Three years ago, I was diagnosed with a genetic liver disease, (stage 4 cirrhosis) and collected a handful of related autoimmune diseases like they were stamps. It’s been a long 3 years. The patient advocate (me) became the patient and now I theoretically straddle both sides of the fence.
I have 4 specialists. I take 12 medications a day and some days are great while others are filled with pain. I am chronic and if I’m lucky I will be chronic for a very long time.
In my mind I know how I would take care of me. Ideally there are things as a caregiver I would say or do to make my life easier or better. But I’m not my caregiver. My caregiver (my husband) can’t read my mind. He hasn’t been caregiving for over 15 years like I have. The past three years have been a struggle for him too.
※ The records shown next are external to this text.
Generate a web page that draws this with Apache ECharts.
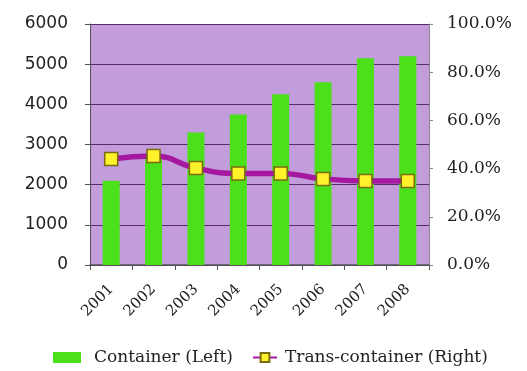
<!DOCTYPE html>
<html><head><meta charset="utf-8">
<script src="https://cdn.jsdelivr.net/npm/echarts@6/dist/echarts.min.js"></script>
<style>html,body{margin:0;padding:0;background:#fff}#c{width:527px;height:371px}</style>
</head><body><div id="c"></div>
<script>
const years = ['2001','2002','2003','2004','2005','2006','2007','2008'];
const container = [2100, 2700, 3300, 3750, 4250, 4550, 5150, 5200];
const transContainer = [44.0, 45.2, 40.2, 38.0, 38.0, 35.7, 34.9, 34.9];

const chart = echarts.init(document.getElementById('c'));
chart.setOption({
  animation: false,
  backgroundColor: '#fff',
  grid: { left: 90, right: 98, top: 24, bottom: 106, backgroundColor: '#C29CDB', show: true, borderWidth: 0 },
  legend: [
    { left: 48, top: 344, itemWidth: 28, itemHeight: 11, icon: 'rect',
      textStyle: { fontFamily: 'DejaVu Serif', fontSize: 17, color: '#222', padding: [0, 0, 0, 8] },
      data: ['Container (Left)'] },
    { left: 247, top: 344, itemWidth: 24, itemHeight: 11,
      textStyle: { fontFamily: 'DejaVu Serif', fontSize: 17, color: '#222', padding: [0, 0, 0, 3] },
      data: ['Trans-container (Right)'] }
  ],
  xAxis: {
    type: 'category', data: years,
    axisLine: { lineStyle: { color: '#555', width: 1.5 } },
    axisTick: { show: true, length: 5, lineStyle: { color: '#555' } },
    axisLabel: { rotate: 45, fontFamily: 'DejaVu Serif', fontSize: 15, color: '#222', margin: 22 }
  },
  yAxis: [
    { type: 'value', min: 0, max: 6000, interval: 1000,
      axisLine: { show: true, lineStyle: { color: '#555' } },
      axisTick: { show: true, length: 5, lineStyle: { color: '#555' } },
      splitLine: { lineStyle: { color: '#5a2a6a', width: 1 } },
      axisLabel: { fontFamily: 'DejaVu Sans', fontSize: 17, color: '#222', margin: 22,
        formatter: v => String(v) } },
    { type: 'value', min: 0, max: 100, interval: 20, position: 'right',
      axisLine: { show: true, lineStyle: { color: '#888' } },
      axisTick: { show: true, length: 4, lineStyle: { color: '#888' } },
      splitLine: { show: false },
      axisLabel: { fontFamily: 'DejaVu Serif', fontSize: 17, color: '#222', margin: 18,
        formatter: v => v.toFixed(1) + '%' } }
  ],
  series: [
    { name: 'Container (Left)', type: 'bar', data: container, barWidth: 17,
      itemStyle: { color: '#4BE01A' } },
    { name: 'Trans-container (Right)', type: 'line', yAxisIndex: 1, data: transContainer,
      smooth: true, symbol: 'rect', symbolSize: 13,
      lineStyle: { color: '#A5189F', width: 5.5 },
      itemStyle: { color: '#FFF22A', borderColor: '#7A6A10', borderWidth: 1.5 } }
  ]
});
</script></body></html>
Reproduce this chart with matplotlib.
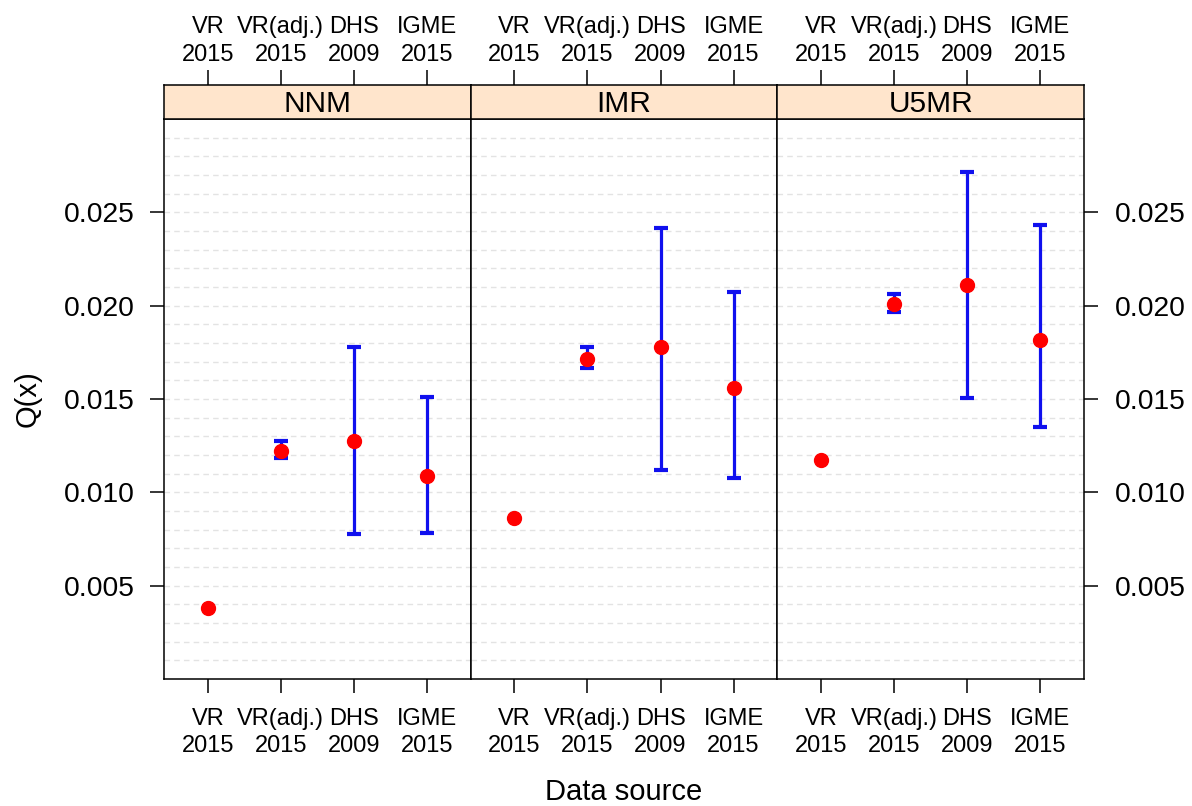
import matplotlib
matplotlib.use("Agg")
import matplotlib.pyplot as plt
import numpy as np

plt.rcParams['font.family'] = ['Liberation Sans', 'DejaVu Sans']

panels = ["NNM", "IMR", "U5MR"]
sources = ["VR\n2015", "VR(adj.)\n2015", "DHS\n2009", "IGME\n2015"]

est = {
    "NNM":  [0.00382, 0.01221, 0.01277, 0.01090],
    "IMR":  [0.00861, 0.01712, 0.01778, 0.01560],
    "U5MR": [0.01171, 0.02007, 0.02112, 0.01816],
}
lower = {
    "NNM":  [None, 0.01185, 0.00775, 0.00780],
    "IMR":  [None, 0.01664, 0.01120, 0.01078],
    "U5MR": [None, 0.01964, 0.01503, 0.01350],
}
upper = {
    "NNM":  [None, 0.01274, 0.01778, 0.01510],
    "IMR":  [None, 0.01777, 0.02414, 0.02071],
    "U5MR": [None, 0.02064, 0.02718, 0.02430],
}

yticks = [0.005, 0.010, 0.015, 0.020, 0.025]
ytick_labels = ["0.005", "0.010", "0.015", "0.020", "0.025"]

W, H = 1192, 806
fig = plt.figure(figsize=(W / 100, H / 100), dpi=100)

left_px, right_px = 164, 1084
top_px, bot_px = 119, 679
strip_top = 85
pw = (right_px - left_px) / 3

xpos = np.arange(1, len(sources) + 1)
strip_col = "#ffe5cc"
tick_fs = 17
ytick_fs = 20.3
lab_fs = 21
strip_fs = 21.5
lsp = 1.3

for i, p in enumerate(panels):
    x0 = (left_px + i * pw) / W
    ax = fig.add_axes([x0, 1 - bot_px / H, pw / W, (bot_px - top_px) / H])
    ax.set_xlim(0.4, 4.6)
    ax.set_ylim(0.0, 0.0300)
    for g in np.arange(0.001, 0.0300, 0.001):
        ax.axhline(g, color="#e3e3e3", lw=1.0, ls=(0, (4, 3)), zorder=0)
    e = np.array(est[p])
    for j in range(len(sources)):
        if lower[p][j] is not None:
            ax.errorbar(xpos[j], e[j],
                        yerr=[[e[j] - lower[p][j]], [upper[p][j] - e[j]]],
                        fmt="none", ecolor="#1010ee", elinewidth=2.3,
                        capsize=4.8, capthick=3.0, zorder=2)
    ax.plot(xpos, e, "o", color="#ff0000", markersize=10, mec="#ff0000", zorder=3)
    ax.set_xticks(xpos)
    ax.set_xticklabels(sources, fontsize=tick_fs, linespacing=lsp)
    ax.tick_params(axis="x", direction="out", length=10, width=1.1, pad=11)
    for s in ax.spines.values():
        s.set_linewidth(1.1)
    ax.set_yticks(yticks)
    if i == 0:
        ax.set_yticklabels(ytick_labels, fontsize=ytick_fs)
        ax.tick_params(axis="y", left=True, right=False, length=10, width=1.1, pad=11)
        ax.set_ylabel("Q(x)", fontsize=lab_fs, labelpad=16)
    elif i == 2:
        ax.yaxis.tick_right()
        ax.set_yticklabels(ytick_labels, fontsize=ytick_fs)
        ax.tick_params(axis="y", left=False, right=True, length=10, width=1.1, pad=12)
    else:
        ax.tick_params(axis="y", left=False, right=False, labelleft=False)
    if i == 1:
        ax.set_xlabel("Data source", fontsize=lab_fs, labelpad=15)

    sax = fig.add_axes([x0, 1 - top_px / H, pw / W, (top_px - strip_top) / H])
    sax.set_facecolor(strip_col)
    sax.set_xlim(0.4, 4.6)
    sax.set_ylim(0, 1)
    sax.set_yticks([])
    sax.xaxis.tick_top()
    sax.set_xticks(xpos)
    sax.set_xticklabels(sources, fontsize=tick_fs, linespacing=lsp)
    sax.tick_params(axis="x", direction="out", length=11, width=1.1, pad=3)
    for s in sax.spines.values():
        s.set_linewidth(1.1)
    sax.text(2.5, 0.45, p, ha="center", va="center", fontsize=strip_fs)

fig.savefig("out.png", dpi=100)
It hasn’t been easy because I’m not an easy patient. I am type A, anxious by nature to always be productive and active. Resting and taking care of myself doesn’t come naturally for me. But we are learning as we go, trial by fire, so to speak.
Luckily I work full time in a field I am passionate about. I still advocate and support cancer patients. On this side of the fence I am fluent in lung cancer support, cancer patient navigation and cancer advocacy. I have patience for those who are newly diagnosed and struggling. I provide information and resources and counselling. I am good at what I do and I’m always eager to learn more.
On the other hand I’m still learning how to be a better patient, to recognize when my body needs rest, to ask for help and reserve my energy for the most important things in life. I am learning how to ask questions and advocate for my care. I am learning to communicate what it is I am feeling. I am learning to be patient with my caregiver and my family.
I’m still learning how to jump the fence between caregiver and patient.